A lot of ink has been spilled covering the lives of history's most influential figures, but how much of the forest is lost for the trees? In Charles River Editors' American Legends series, listeners can get caught up to speed on the lives of America's most important men and women in the time it takes to finish a commute, while learning interesting facts long forgotten or yet to be discovered.
For a man who grew up to become the "Bull Moose", Theodore Roosevelt was a sickly child, suffering from asthma and other maladies. But his physical weakness actually drove him to be more active, which also fostered an interest in nature. It also helped that Teddy's family was wealthy, allowing him privileges including home school and the ability to attend Harvard, where he was an athlete and took an interest in naval affairs. After finishing at Harvard, Teddy entered politics, but it didn't stop him from writing The Naval War of 1812 in 1882, establishing himself as a professional writer and historian.

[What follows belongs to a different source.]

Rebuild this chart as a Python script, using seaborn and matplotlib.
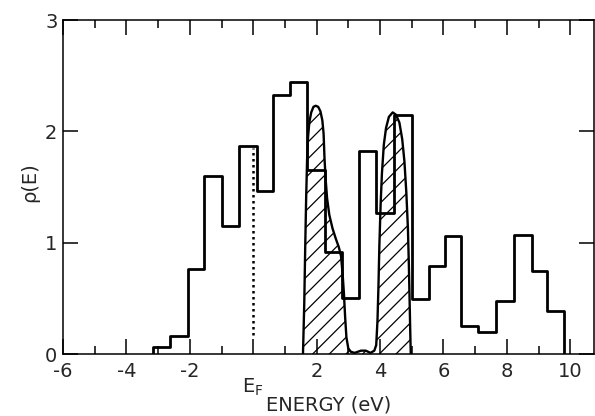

In the 1890s, it was Teddy's turn to make history, leading the Rough Riders during the Spanish-American War and being decorated for his service with a Medal of Honor. He parlayed his glory into the governorship of New York and then as vice president under William McKinley. When McKinley was assassinated in 1901, young Teddy was thrust into the presidency, one that would earn him a place on Mount Rushmore. Roosevelt's "Square Deal" domestic policies favored average citizens while busting trusts and monopolies. Roosevelt also promoted conservation as an environmental stance, while his "speak softly and carry a big stick" foreign policy is still a phrase used often today. Roosevelt even earned a Nobel Prize during his presidency.
By the time Roosevelt died in 1919, he was an American icon.